# cholelithiasis and  history of jaundice



## Mklaubauf (Apr 28, 2011)

That is the only information given to me on the charge slip.
I'm thinking 574.20 for the choleliathiasis

but what do I use for history of jaundice?

Marci


----------



## btadlock1 (Apr 28, 2011)

Mklaubauf said:


> That is the only information given to me on the charge slip.
> I'm thinking 574.20 for the choleliathiasis
> 
> but what do I use for history of jaundice?
> ...



V12.2 (Hx of endocrine, metabolic, and immunity disorders), or V12.3? (History of diseases of blood and blood-forming organs)

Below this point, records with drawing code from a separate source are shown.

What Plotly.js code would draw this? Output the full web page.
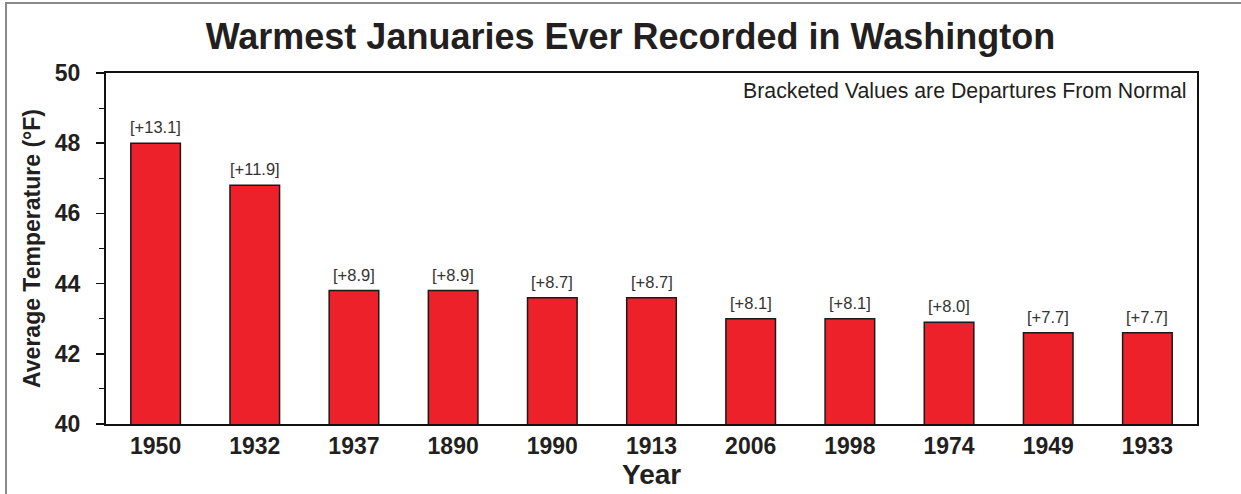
<!DOCTYPE html>
<html>
<head>
<meta charset="utf-8">
<script src="https://cdn.plot.ly/plotly-3.0.1.min.js"></script>
<style>
html,body{margin:0;padding:0;background:#fff;}
#wrap{position:relative;width:1241px;height:494px;}
#frame{position:absolute;left:5px;top:2px;width:1236px;height:492px;border-top:2px solid #8a8a8a;border-left:2px solid #8a8a8a;box-sizing:border-box;pointer-events:none;z-index:5;}
#chart{position:absolute;left:0;top:0;width:1241px;height:494px;}
</style>
</head>
<body>
<div id="wrap"><div id="chart"></div><div id="frame"></div></div>
<script>
const years = ["1950","1932","1937","1890","1990","1913","2006","1998","1974","1949","1933"];
const temps = [48.0, 46.8, 43.8, 43.8, 43.6, 43.6, 43.0, 43.0, 42.9, 42.6, 42.6];
const departures = ["[+13.1]","[+11.9]","[+8.9]","[+8.9]","[+8.7]","[+8.7]","[+8.1]","[+8.1]","[+8.0]","[+7.7]","[+7.7]"];
const yTicks = [40, 42, 44, 46, 48, 50];

const FONT = "Liberation Sans, Arial, Helvetica, sans-serif";
const TXT = "#231f20";

const annotations = years.map((y, i) => ({
  x: i, y: temps[i], xref: "x", yref: "y",
  text: departures[i], showarrow: false,
  yanchor: "middle", yshift: 16,
  font: {family: FONT, size: 16.5, color: "#333333"}
}));
annotations.push({
  xref: "paper", yref: "paper", x: 0.992, y: 0.95,
  xanchor: "right", yanchor: "middle",
  text: "Bracketed Values are Departures From Normal",
  showarrow: false, font: {family: FONT, size: 21.3, color: TXT}
});
annotations.push({
  xref: "paper", yref: "paper", x: 0.5, y: -0.143,
  xanchor: "center", yanchor: "middle",
  text: "<b>Year</b>",
  showarrow: false, font: {family: FONT, size: 28, color: TXT}
});

const trace = {
  type: "bar", x: years, y: temps,
  width: 0.5,
  marker: {color: "#ed2129", line: {color: "#1a1a1a", width: 1.5}},
  hoverinfo: "skip"
};

const layout = {
  width: 1241, height: 494,
  margin: {l: 106, r: 44, t: 73, b: 70},
  paper_bgcolor: "#ffffff", plot_bgcolor: "#ffffff",
  showlegend: false,
  title: {text: "<b>Warmest Januaries Ever Recorded in Washington</b>",
    font: {family: FONT, size: 36, color: TXT},
    x: 0.508, xanchor: "center", y: 0.927, yanchor: "middle"},
  xaxis: {
    type: "category", range: [-0.5, 10.5], autorange: false,
    showgrid: false, zeroline: false,
    showline: true, linecolor: "#111", linewidth: 2, mirror: true,
    ticks: "", tickfont: {family: FONT, size: 23, color: TXT, weight: "bold"},
    ticklabelstandoff: 0
  },
  yaxis: {
    range: [40, 50], autorange: false, tickvals: yTicks, ticktext: yTicks.map(v => "<b>" + v + "</b>"),
    showgrid: false, zeroline: false,
    showline: true, linecolor: "#111", linewidth: 2, mirror: true,
    ticks: "outside", ticklen: 8, tickwidth: 1.5, tickcolor: "#111",
    minor: {dtick: 1, ticks: "outside", ticklen: 5, tickwidth: 1, tickcolor: "#111"},
    tickfont: {family: FONT, size: 23, color: TXT},
    ticklabelstandoff: 11,
    title: {text: "<b>Average Temperature (°F)</b>", font: {family: FONT, size: 23, color: TXT}, standoff: 8}
  },
  annotations: annotations
};

Plotly.newPlot("chart", [trace], layout, {displayModeBar: false, staticPlot: true});
</script>
</body>
</html>
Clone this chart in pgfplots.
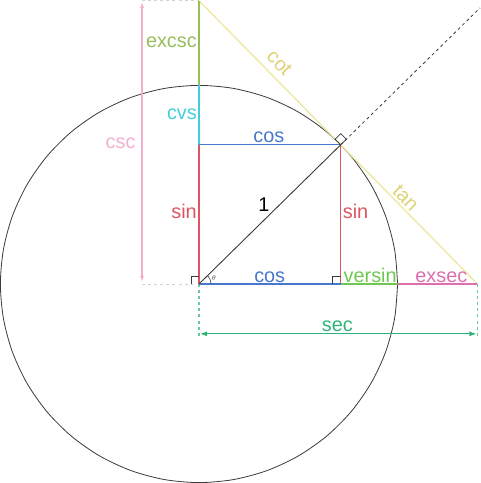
\documentclass[border=0pt]{standalone}
\usepackage{fontspec}
\setmainfont{Liberation Sans}
\usepackage{pgfplots}
\pgfplotsset{compat=1.18}
\usetikzlibrary{arrows.meta}
\definecolor{sinc}{RGB}{222,84,96}
\definecolor{cosc}{RGB}{72,120,205}
\definecolor{cvsc}{RGB}{70,205,220}
\definecolor{excscc}{RGB}{150,190,90}
\definecolor{cotc}{RGB}{236,232,160}
\definecolor{cotl}{RGB}{222,210,120}
\definecolor{versc}{RGB}{110,200,80}
\definecolor{exsecc}{RGB}{222,110,175}
\definecolor{cscc}{RGB}{242,175,205}
\definecolor{secc}{RGB}{45,180,120}
\definecolor{circc}{RGB}{60,60,60}
\begin{document}
\begin{tikzpicture}[lbl/.style={font=\fontsize{19.5bp}{22bp}\selectfont, inner sep=1bp}]
\begin{axis}[x=195bp, y=195bp, xmin=-1.046, xmax=1.421, ymin=-1.021, ymax=1.456,
  hide axis, clip=true]
% unit circle
\addplot[circc, line width=0.8bp, smooth, mark=none] coordinates {
(1,0) (0.9848,0.1736) (0.9397,0.3420) (0.8660,0.5000) (0.7660,0.6428) (0.6428,0.7660)
(0.5000,0.8660) (0.3420,0.9397) (0.1736,0.9848) (0,1) (-0.1736,0.9848) (-0.3420,0.9397)
(-0.5,0.8660) (-0.6428,0.7660) (-0.7660,0.6428) (-0.8660,0.5) (-0.9397,0.3420) (-0.9848,0.1736)
(-1,0) (-0.9848,-0.1736) (-0.9397,-0.3420) (-0.8660,-0.5) (-0.7660,-0.6428) (-0.6428,-0.7660)
(-0.5,-0.8660) (-0.3420,-0.9397) (-0.1736,-0.9848) (0,-1) (0.1736,-0.9848) (0.3420,-0.9397)
(0.5,-0.8660) (0.6428,-0.7660) (0.7660,-0.6428) (0.8660,-0.5) (0.9397,-0.3420) (0.9848,-0.1736) (1,0)};
% dashed ray extension
\addplot[circc, line width=0.8bp, dashed, mark=none] coordinates {(0.7133,0.7009) (1.415,1.390)};
% cot and tan
\addplot[cotc, line width=1.3bp, mark=none] coordinates {(0,1.4267) (0.7133,0.7009)};
\addplot[cotc, line width=1.3bp, mark=none] coordinates {(0.7133,0.7009) (1.4020,0)};
% csc guide lines
\addplot[gray!35, line width=0.8bp, dashed, mark=none] coordinates {(-0.287,1.4267) (0,1.4267)};
\addplot[gray!35, line width=0.8bp, dashed, mark=none] coordinates {(-0.287,0) (-0.03,0)};
\addplot[cscc, line width=1bp, {Latex[length=6bp,width=4bp]}-{Latex[length=6bp,width=4bp]}, mark=none] coordinates {(-0.287,0.01) (-0.287,1.42)};
% sec
\addplot[secc!70, line width=1bp, dashed, mark=none] coordinates {(0,0) (0,-0.27)};
\addplot[secc!70, line width=1bp, dashed, mark=none] coordinates {(1.402,0) (1.402,-0.27)};
\addplot[secc, line width=1bp, {Latex[length=7bp,width=5bp]}-{Latex[length=7bp,width=5bp]}, mark=none] coordinates {(0.005,-0.251) (1.397,-0.251)};
% excsc, cvs
\addplot[excscc, line width=1.3bp, mark=none] coordinates {(0,1) (0,1.4267)};
\addplot[cvsc, line width=1.3bp, mark=none] coordinates {(0,0.7009) (0,1)};
% sin
\addplot[sinc, line width=1.3bp, mark=none] coordinates {(0,0) (0,0.7009)};
\addplot[sinc, line width=1.3bp, mark=none] coordinates {(0.7133,0) (0.7133,0.7009)};
% cos
\addplot[cosc, line width=1.3bp, mark=none] coordinates {(0,0.7009) (0.7133,0.7009)};
\addplot[cosc, line width=1.3bp, mark=none] coordinates {(0,0) (0.7133,0)};
% versin, exsec
\addplot[versc, line width=1.3bp, mark=none] coordinates {(0.7133,0) (1,0)};
\addplot[exsecc, line width=1.3bp, mark=none] coordinates {(1,0) (1.402,0)};
% radius
\addplot[circc, line width=0.9bp, mark=none] coordinates {(0,0) (0.7133,0.7009)};
% right angle marks
\addplot[circc, line width=0.7bp, mark=none] coordinates {(-0.04,0) (-0.04,0.036) (0,0.036)};
\addplot[circc, line width=0.7bp, mark=none] coordinates {(0.6733,0) (0.6733,0.036) (0.7133,0.036)};
\addplot[circc, line width=0.7bp, mark=none] coordinates {(0.7133,0.7009) (0.7418,0.7289) (0.7138,0.7574) (0.6853,0.7294) (0.7133,0.7009)};
% angle arc
\addplot[circc, line width=0.6bp, smooth, mark=none] coordinates {(0.06,0) (0.0588,0.0117) (0.0554,0.023) (0.0499,0.0333) (0.0428,0.042)};
% labels
\node[lbl, sinc, anchor=east] at (axis cs:-0.005,0.364) {sin};
\node[lbl, sinc, anchor=west] at (axis cs:0.718,0.364) {sin};
\node[lbl, cosc, anchor=south] at (axis cs:0.352,0.703) {cos};
\node[lbl, cosc, anchor=south] at (axis cs:0.356,0.002) {cos};
\node[lbl, cvsc, anchor=east] at (axis cs:-0.005,0.856) {cvs};
\node[lbl, excscc, anchor=east] at (axis cs:-0.005,1.215) {excsc};
\node[lbl, cscc] at (axis cs:-0.395,0.708) {csc};
\node[lbl, cotl, rotate=-45.5] at (axis cs:0.405,1.113) {cot};
\node[lbl, cotl, rotate=-45.5] at (axis cs:1.041,0.431) {tan};
\node[lbl, versc, anchor=south] at (axis cs:0.862,0.002) {versin};
\node[lbl, exsecc, anchor=south] at (axis cs:1.22,0.002) {exsec};
\node[lbl, secc, anchor=south] at (axis cs:0.697,-0.245) {sec};
\node[lbl, black] at (axis cs:0.327,0.40) {1};
\node[circc, font=\fontsize{7bp}{8bp}\selectfont, inner sep=0pt] at (axis cs:0.075,0.03) {$\theta$};
\end{axis}
\end{tikzpicture}
\end{document}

Kinda depends on what caused the jaundice - that's a symptom, not a disease. Sorry - I know that wasn't much help!


----------



## Mklaubauf (Apr 28, 2011)

Thank you for your help.
Marci


----------



## ohn0disaster (Apr 28, 2011)

Why are you coding off of a charge slip? You need to be coding from the doctor documentation.


----------



## btadlock1 (Apr 28, 2011)

ohn0disaster said:


> Why are you coding off of a charge slip? You need to be coding from the doctor documentation.



OMG...I need you to evr here with me, so I won't be the lone voice screaming that!


----------